RESEARCH - Mang Bagan, Infoberitadunia 21 April 2024
Jakarta, Infoberitadunia.com – Selama beberapa dekade terakhir, Israel dan Iran terlibat dalam perang bayangan yang semakin memanas di Timur Tengah. Pertukaran serangan melalui darat, laut, udara, dan dunia maya. Baru-baru ini, situasi semakin panas akibat Iran dan Israel saling luncurkan serangan satu sama lain. Lantas, bagaimana sejarah panjang konflik antara dua negara Timur Tengah ini?
Israel meluncurkan rudal sebagai serangan balasan terhadap Iran pada Jumat (19/4/2024) dini hari, ungkap pejabat senior Amerika Serikat pada ABC News.
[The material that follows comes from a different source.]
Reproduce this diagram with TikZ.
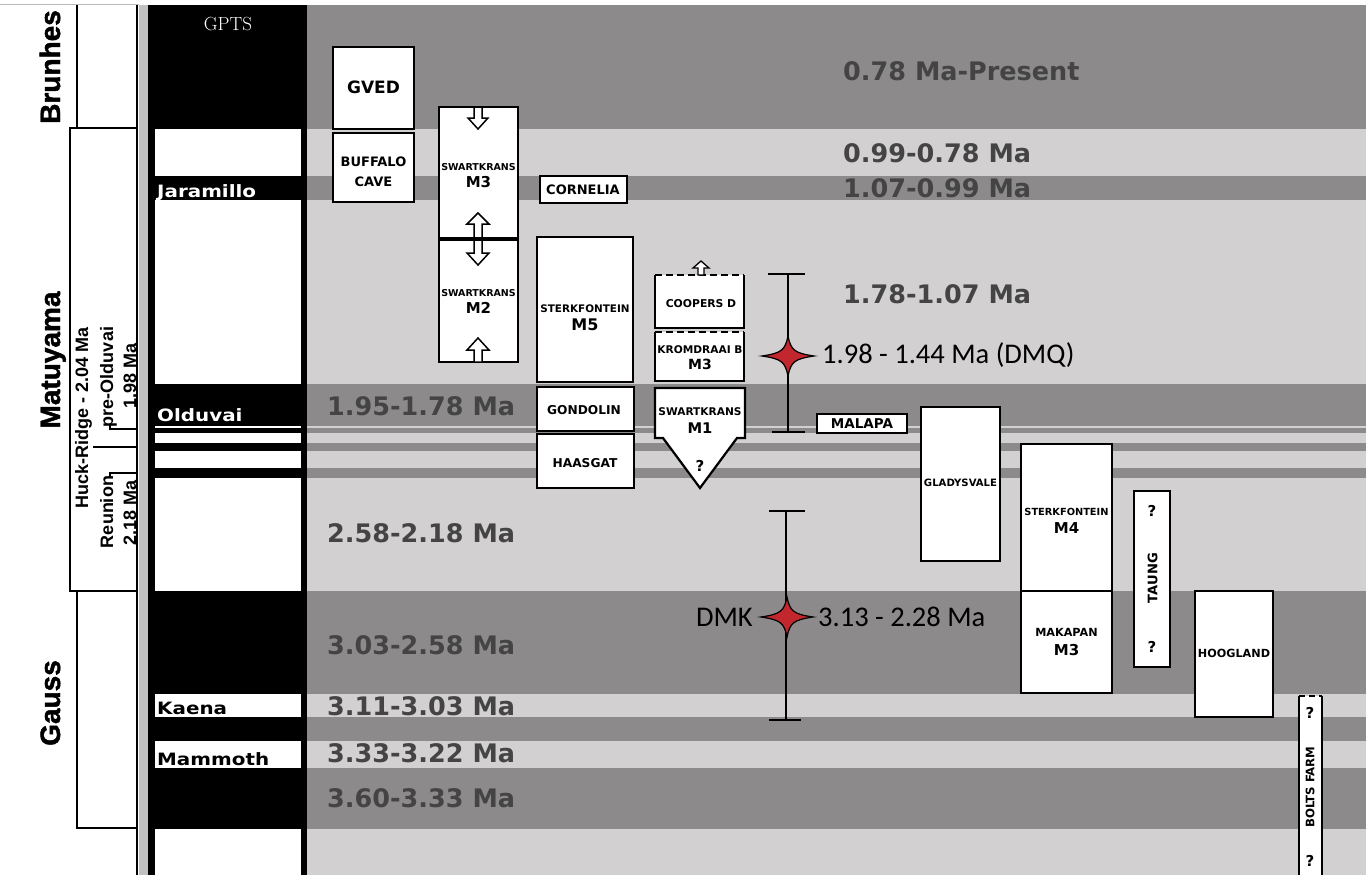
\documentclass[tikz,border=0pt]{standalone}
\usepackage{fontspec}
\newfontfamily\djfont{DejaVu Sans}
\newfontfamily\wdfont{DejaVu Sans}[FakeStretch=1.17]
\newfontfamily\lsfont{Liberation Sans}
\newfontfamily\erafont{Liberation Sans}[FakeBold=1.6]
\newfontfamily\calfont{Carlito}
\newcommand\fsz[2]{\fontsize{#1}{#2}\selectfont}
\definecolor{dkband}{HTML}{8C8A8B}
\definecolor{ltband}{HTML}{D2D0D1}
\definecolor{stripgray}{HTML}{C2C0C1}
\definecolor{lbl}{HTML}{444444}
\definecolor{starred}{HTML}{C1272D}
\begin{document}
\begin{tikzpicture}[x=1pt,y=-1pt,
  box/.style={draw=black,line width=2.2pt,fill=white,inner sep=0pt,outer sep=0pt},
  boxnd/.style={fill=white,inner sep=0pt,outer sep=0pt},
  bl/.style={font=\djfont\bfseries,inner sep=0pt,align=center},
  band/.style={font=\djfont\bfseries\fsz{25.5}{30},text=lbl,anchor=west,inner sep=0pt},
  gpl/.style={font=\wdfont\bfseries\fsz{17}{20},anchor=base west,inner sep=0pt},
  era/.style={font=\erafont\bfseries\fsz{28}{30},rotate=90,anchor=base,inner sep=0pt},
  ev/.style={font=\lsfont\bfseries\fsz{18}{20},rotate=90,anchor=base,inner sep=0pt},
  arr/.style={fill=white,draw=black,line width=1.5pt,line join=miter},
  err/.style={draw=black,line width=2pt},
  dat/.style={font=\calfont\fsz{28.5}{30},inner sep=0pt},
  thinl/.style={draw=black,line width=1.3pt},
  starpic/.pic={\draw[fill=starred,draw=black,line width=1.2pt]
     (0,-20) .. controls (3,-6) and (6,-3) .. (26,0)
     .. controls (6,3) and (3,6) .. (0,20)
     .. controls (-3,6) and (-6,3) .. (-26,0)
     .. controls (-6,-3) and (-3,-6) .. (0,-20) -- cycle;}
]
\useasboundingbox (0,0) rectangle (1368,875);
% ---------- bands ----------
\fill[dkband] (307,5) rectangle (1366,875);
\foreach \a/\b in {129/176,200/384,426/428,433/443,451/468,478/591,694/717,741/768,829/875}
  \fill[ltband] (307,\a) rectangle (1366,\b);
% ---------- GPTS column ----------
\fill[stripgray] (139,5) rectangle (148,875);
\fill[black] (148,5) rectangle (307,875);
\foreach \a/\b in {129/176,200/384,426/428,433/443,451/468,478/591,694/717,741/768,829/875}
  \fill[white] (155,\a) rectangle (301,\b);
\node[font=\fsz{19}{22},text=white,inner sep=0pt] (gpts) at (228,24.5) {GPTS};
\node[gpl,text=white] (jar) at (157,197) {Jaramillo};
\node[gpl,text=white] (old) at (157,421) {Olduvai};
\node[gpl,text=black] (kae) at (157,714) {Kaena};
\node[gpl,text=black] (mam) at (157,765) {Mammoth};
% ---------- left chron column ----------
\draw[gray!55,line width=1pt] (0,5) -- (139,5);
\draw[thinl] (137,5) -- (137,875);
\draw[thinl] (77,5) -- (77,128);
\draw[thinl] (70,128) rectangle (137,591);
\draw[thinl] (77,591) -- (77,828) -- (137,828);
\draw[thinl] (110,424) -- (110,429) -- (137,429);
\draw[thinl] (93,447) -- (137,447);
\draw[thinl] (110,477) -- (110,473) -- (137,473);
\node[era] (brun) at (60,67) {Brunhes};
\node[era] (matu) at (60,360) {Matuyama};
\node[era] (gaus) at (60,703) {Gauss};
\node[ev] (huck) at (88,418) {Huck-Ridge - 2.04 Ma};
\node[ev] (preo) at (113,377) {pre-Olduvai};
\node[ev] (preoa) at (136,376) {1.98 Ma};
\node[ev] (reun) at (113,512) {Reunion};
\node[ev] (reuna) at (136,513) {2.18 Ma};
% ---------- band labels ----------
\node[band] (b1) at (843,71) {0.78 Ma-Present};
\node[band] (b2) at (843,153) {0.99-0.78 Ma};
\node[band] (b3) at (843,188) {1.07-0.99 Ma};
\node[band] (b4) at (843,294) {1.78-1.07 Ma};
\node[band] (b5) at (327,406) {1.95-1.78 Ma};
\node[band] (b6) at (327,533) {2.58-2.18 Ma};
\node[band] (b7) at (327,645) {3.03-2.58 Ma};
\node[band] (b8) at (327,706) {3.11-3.03 Ma};
\node[band] (b9) at (327,753) {3.33-3.22 Ma};
\node[band] (b10) at (327,798) {3.60-3.33 Ma};
% ---------- site boxes ----------
\node[box,minimum width=81pt,minimum height=82pt] (gved) at (373.5,88) {};
\node[bl,font=\djfont\bfseries\fsz{17}{20}] (gvedt) at (373.5,87.5) {GVED};
\node[box,minimum width=81pt,minimum height=69pt] (buff) at (373.5,167.5) {};
\node[bl,font=\djfont\bfseries\fsz{13}{20}] (bufft) at (373.5,172) {BUFFALO\\CAVE};
\node[box,minimum width=79pt,minimum height=132pt] (swm3) at (478.5,173) {};
\node[box,minimum width=79pt,minimum height=123pt] (swm2) at (478.5,300.5) {};
\node[box,minimum width=87pt,minimum height=27pt] (corn) at (583.5,189.5) {};
\node[bl,font=\djfont\bfseries\fsz{13}{16}] (cornt) at (583,190) {CORNELIA};
\node[box,minimum width=96pt,minimum height=145pt] (stm5) at (585,309.5) {};
\node[box,minimum width=97pt,minimum height=44pt] (gond) at (585.5,409) {};
\node[bl,font=\djfont\bfseries\fsz{12.2}{16}] (gondt) at (584,410.5) {GONDOLIN};
\node[box,minimum width=97pt,minimum height=54pt] (haas) at (585.5,461) {};
\node[bl,font=\djfont\bfseries\fsz{12.2}{16}] (haast) at (585,463) {HAASGAT};
% Coopers D and Kromdraai B (dashed tops)
\node[boxnd,minimum width=89pt,minimum height=53pt] (coop) at (699.5,301.5) {};
\draw[line width=2.2pt] (coop.north west) -- (coop.south west) -- (coop.south east) -- (coop.north east);
\draw[line width=2.2pt,dash pattern=on 7pt off 4pt] (coop.north west) -- (coop.north east);
\node[bl,font=\djfont\bfseries\fsz{10.8}{14}] (coopt) at (701,304) {COOPERS D};
\node[boxnd,minimum width=89pt,minimum height=49pt] (krom) at (699.5,356.5) {};
\draw[line width=2.2pt] (krom.north west) -- (krom.south west) -- (krom.south east) -- (krom.north east);
\draw[line width=2.2pt,dash pattern=on 7pt off 4pt] (krom.north west) -- (krom.north east);
% Swartkrans M1 pentagon
\draw[line width=2.2pt,fill=white,line join=miter] (655,388) -- (745,388) -- (745,438) -- (737,438) -- (700,488) -- (663,438) -- (655,438) -- cycle;
\coordinate (swm1) at (700,420);
\node[box,minimum width=90pt,minimum height=19pt] (mala) at (862,423.5) {};
\node[bl,font=\djfont\bfseries\fsz{13.5}{16}] (malat) at (862,423.5) {MALAPA};
\node[box,minimum width=79pt,minimum height=154pt] (glad) at (960.5,484) {};
\node[bl,font=\djfont\bfseries\fsz{10.1}{14}] (gladt) at (960.5,483) {GLADYSVALE};
\node[box,minimum width=91pt,minimum height=147pt] (stm4) at (1066.5,517.5) {};
\node[box,minimum width=91pt,minimum height=102pt] (maka) at (1066.5,642) {};
\node[box,minimum width=36pt,minimum height=176pt] (taun) at (1152,579) {};
\node[bl,font=\djfont\bfseries\fsz{13.1}{16},rotate=90] (taunt) at (1152.5,578) {TAUNG};
\node[bl,font=\djfont\bfseries\fsz{15}{16}] (taunq1) at (1152,511) {?};
\node[bl,font=\djfont\bfseries\fsz{15}{16}] (taunq2) at (1152,647) {?};
\node[box,minimum width=78pt,minimum height=126pt] (hoog) at (1234,654) {};
\node[bl,font=\djfont\bfseries\fsz{11.2}{14}] (hoogt) at (1234,653.5) {HOOGLAND};
\node[boxnd,minimum width=23pt,minimum height=186pt] (bolt) at (1310.5,789) {};
\draw[line width=2.2pt] (bolt.north west) -- (bolt.south west);
\draw[line width=2.2pt] (bolt.north east) -- (bolt.south east);
\draw[line width=2.2pt,dash pattern=on 6pt off 4pt] (bolt.north west) -- (bolt.north east);
\node[bl,font=\djfont\bfseries\fsz{11.7}{14},rotate=90] (boltt) at (1310,787) {BOLTS FARM};
\node[bl,font=\djfont\bfseries\fsz{15}{16}] (boltq1) at (1310,713) {?};
\node[bl,font=\djfont\bfseries\fsz{15}{16}] (boltq2) at (1310,861) {?};
% ---------- block arrows ----------
\draw[arr] (474,108) -- (474,118) -- (468,118) -- (478,129) -- (488,118) -- (482,118) -- (482,108);
\draw[arr] (478,213) -- (489,224) -- (482,224) -- (482,253) -- (489,253) -- (478,265) -- (467,253) -- (474,253) -- (474,224) -- (467,224) -- cycle;
\draw[line width=4pt] (swm3.south west) -- (swm3.south east);
\draw[arr] (478,338) -- (489,350) -- (482,350) -- (482,362) -- (474,362) -- (474,350) -- (467,350) -- cycle;
\draw[arr,line width=1.3pt] (701,261) -- (709,268) -- (704,268) -- (704,275) -- (698,275) -- (698,268) -- (693,268) -- cycle;
% ---------- two-line box labels ----------
\node[bl,font=\djfont\bfseries\fsz{9.5}{17}] (swm3t) at (478.5,175.5) {SWARTKRANS\\{\fsz{15}{17}M3}};
\node[bl,font=\djfont\bfseries\fsz{9.5}{17}] (swm2t) at (478.5,301) {SWARTKRANS\\{\fsz{15}{17}M2}};
\node[bl,font=\djfont\bfseries\fsz{10.4}{18}] (stm5t) at (585,318) {STERKFONTEIN\\{\fsz{16}{18}M5}};
\node[bl,font=\djfont\bfseries\fsz{10.6}{16}] (kromt) at (700,358) {KROMDRAAI B\\{\fsz{14}{16}M3}};
\node[bl,font=\djfont\bfseries\fsz{10.6}{18}] (swm1t) at (700,421) {SWARTKRANS\\{\fsz{14.7}{18}M1}};
\node[bl,font=\djfont\bfseries\fsz{15}{16}] (swm1q) at (700,466) {?};
\node[bl,font=\djfont\bfseries\fsz{9.8}{18}] (stm4t) at (1066.5,521) {STERKFONTEIN\\{\fsz{15}{18}M4}};
\node[bl,font=\djfont\bfseries\fsz{11.2}{19}] (makat) at (1066.5,642.5) {MAKAPAN\\{\fsz{15}{19}M3}};
% ---------- error bars and stars ----------
\coordinate (dmqtop) at (788,274);
\coordinate (dmqbot) at (788,432);
\coordinate (dmqs) at (788,356);
\draw[err] (dmqtop) -- (dmqbot);
\draw[err] ([xshift=-20pt]dmqtop) -- ([xshift=17pt]dmqtop);
\draw[err] ([xshift=-16pt]dmqbot) -- ([xshift=17pt]dmqbot);
\pic at (dmqs) {starpic};
\node[dat,anchor=base west] (dmqt) at (822,363) {1.98 - 1.44 Ma (DMQ)};
\coordinate (dmktop) at (786,511);
\coordinate (dmkbot) at (786,720);
\coordinate (dmks) at (787,617);
\draw[err] (dmktop) -- (dmkbot);
\draw[err] ([xshift=-17pt]dmktop) -- ([xshift=19pt]dmktop);
\draw[err] ([xshift=-17pt]dmkbot) -- ([xshift=15pt]dmkbot);
\pic at (dmks) {starpic};
\node[dat,anchor=base west] (dmkt) at (818,626) {3.13 - 2.28 Ma};
\node[dat,anchor=base east] (dmkl) at (753,626) {DMK};
\end{tikzpicture}
\end{document}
Menanggapi masalah ini, Iran mengaktifkan sistem pertahanan udaranya di beberapa kota untuk mengantisipasi serangan rudal balasan atas serangan drone dan rudal tanpa awak yang dilancarkan oleh negara tersebut pada Sabtu lalu.
Sebelumnya, pada Sabtu malam lalu (13/4/2024), Iran meluncurkan serangan drone dan rudal langsung ke Israel dari wilayahnya sendiri.
Serangan tersebut, yang merupakan yang pertama kali dilakukan Iran secara langsung dari wilayahnya, menandai peristiwa bersejarah dalam konflik panjang antara kedua negara tersebut. Kejadian ini terjadi sebagai respons terhadap serangan jet perang Israel yang menargetkan konsulat Iran di Suriah, yang mengakibatkan kematian seorang komandan militer Iran awal bulan April lalu.
Iran adalah salah satu negara pertama di kawasan yang mengakui Israel setelah pembentukannya pada tahun 1948. Baru setelah tahun 1979 hubungan diplomatik mereka berakhir.
Sejak revolusi Islam tahun 1979, konflik Iran dengan Israel secara bertahap berkembang secara geografis dan strategis. Pada tahun 2019, permusuhan tidak lagi terjadi dalam bentuk perang bayangan. Iran telah mengerahkan personel, uang, dan/atau materi untuk membantu sekutunya di tiga perbatasan Israel-Lebanon, Suriah, dan wilayah Palestina. Baik Iran maupun Israel juga memperingatkan adanya konflik langsung.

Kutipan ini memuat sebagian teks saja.